ポジション別の狙い(サイド・ストライカー・ボランチ)

  • サイド:ニアの速いボール→こぼれも狙える。
  • ストライカー:折り返しの精度(ファーから中央へ)。
  • ボランチ:アーリークロスで背後を早めに狙う判断。

ボールの種類とサイズを変える

  • 少し重いボール:フォーム安定の感覚づくりに。
  • 小さめのボール:ミート精度の向上に。

風・傾斜など環境を利用する

  • 向かい風:低い弾道の練習に最適。
  • 追い風:ファーへ運ぶ感覚をつかむ。

よくあるミスと直し方

ボールが上がらない/上がりすぎる

  • 上がらない:体を少し起こし、足首を固めてインサイドで。
  • 上がりすぎ:体をかぶせ、ミートをボールの中心よりやや上に。

中に誰もいないのに上げる

  • 顔上げの合図をルール化(タッチの前に必ず1回見る)。
  • 「見えなければニア低め」を合言葉に。

蹴った後に止まってしまう

  • フォロースルー後に1歩前へ出るルールを設定。
  • セカンドボールを拾う習慣が次のプレーを変えます。

家・狭い場所での代替メニュー

ミニゴールや壁当てでのクロス準備

  • 幅1mのゲートへインサイドパス50本(両足)。
  • 壁当てでワンタッチ→ゲート通過を10セット。

タオルとテープでできるライン作り

  • 床にタオル2本で「通すライン」を作り、足の向きを合わせる練習。

雨の日の室内コーディネーション

  • ラダー代わりにガムテープでマス目→ステップワーク30秒×5本。
  • 片足バランス30秒×左右×2セット(軸足の安定のため)。

週3回×5分の練習プラン

1週目〜3週目の流れ

  • 1週目:フォーム固め(ドリル1・2・6)
  • 2週目:弾道と着地点(ドリル3・8)
  • 3週目:試合想定(ドリル4・5・7・9から2つ選択)

休息と超回復の考え方

  • 同じ部位に負荷が続く日は避ける。
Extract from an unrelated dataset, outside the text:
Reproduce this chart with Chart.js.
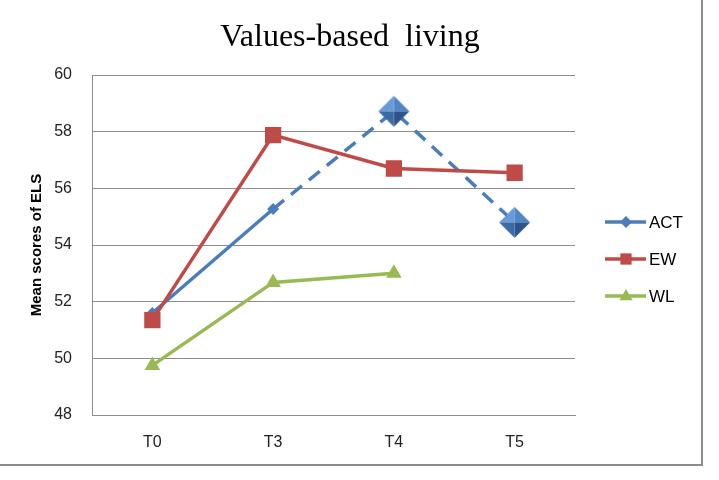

翌日はタッチやステップ中心に。
  • 短時間でも、休む日を入れるほうが伸びやすいです。

他の基礎(トラップ・ヘディング)とのつなぎ

  • クロス→トラップ→シュートの3連続を週1回だけ追加。
  • 高いボールのトラップはファーの感覚につながります。

データで伸ばす

スマホでの簡単撮影と見返し方

  • 真後ろ(狙い方向)と真横の2方向のうち1つでOK。
  • チェックは「軸足」「フォロースルー」「視線」の3点だけ。

記録に残す項目とシート例

日付/ドリル番号/本数/成功数/弾道(低/高)/一言メモ例:5/10 #3 10本 6本成功 高:◎ 低:△ メモ:助走2歩が合う

ミニテスト日を設定する

  • 週末に「ニア10本」「ファー10本」を計測。
  • 先週との差だけを見て、次週のメニューを選ぶ。

メンタルとコミュニケーション

試合で緊張しない準備

  • 緊張は当たり前。ルーティン(深呼吸→助走確認→視線)を決める。

味方との合図とコール

  • 事前の取り決め:「ニア=手を挙げる」「ファー=指差し」など簡単に。

失敗を次に活かすリセット法

  • 失敗直後の言葉を固定:「次はニア低め」。感情ではなく行動で上書き。

ルールとマナー

クロス時のオフサイドの基礎

  • ボールが出た瞬間に、受け手が相手DFより前(敵陣最終ラインの裏)だとオフサイドになる可能性があります。
  • ニアに速いクロスはオンサイドを取りやすい傾向。

危険なハイボール時の配慮

  • 混雑時はハイボールを避ける。人や自転車の動線を優先。

場所を借りるときのマナー

  • 挨拶・時間厳守・後片付け。ボールが飛び出したら必ず謝意を伝える。

まとめと次の一歩

習慣化のコツ

  • 1日5分、1テーマだけ。終わりを決めるから続きます。
  • 成功3本で終了ルールを採用。翌日もやりたくなる設計に。

次に取り組むべきテーマ

  • 走りながらの受け手との連携(合図→走路→クロス)。
  • 逆サイドチェンジからの一発クロス(トランジション対応)。

よくある質問(FAQ)の予告

  • 何mから上げるのがベスト?
  • 背が小さくてもファーに届く?
  • 学年別の本数目安は?

クロスは「きれいに曲げる技」ではなく、「味方が触れるボールを時間内に届ける仕事」。親子で5分、今日の1本を積み重ねれば、必ず試合で違いが出ます。できたことに印をつけて、また次の5分で更新していきましょう。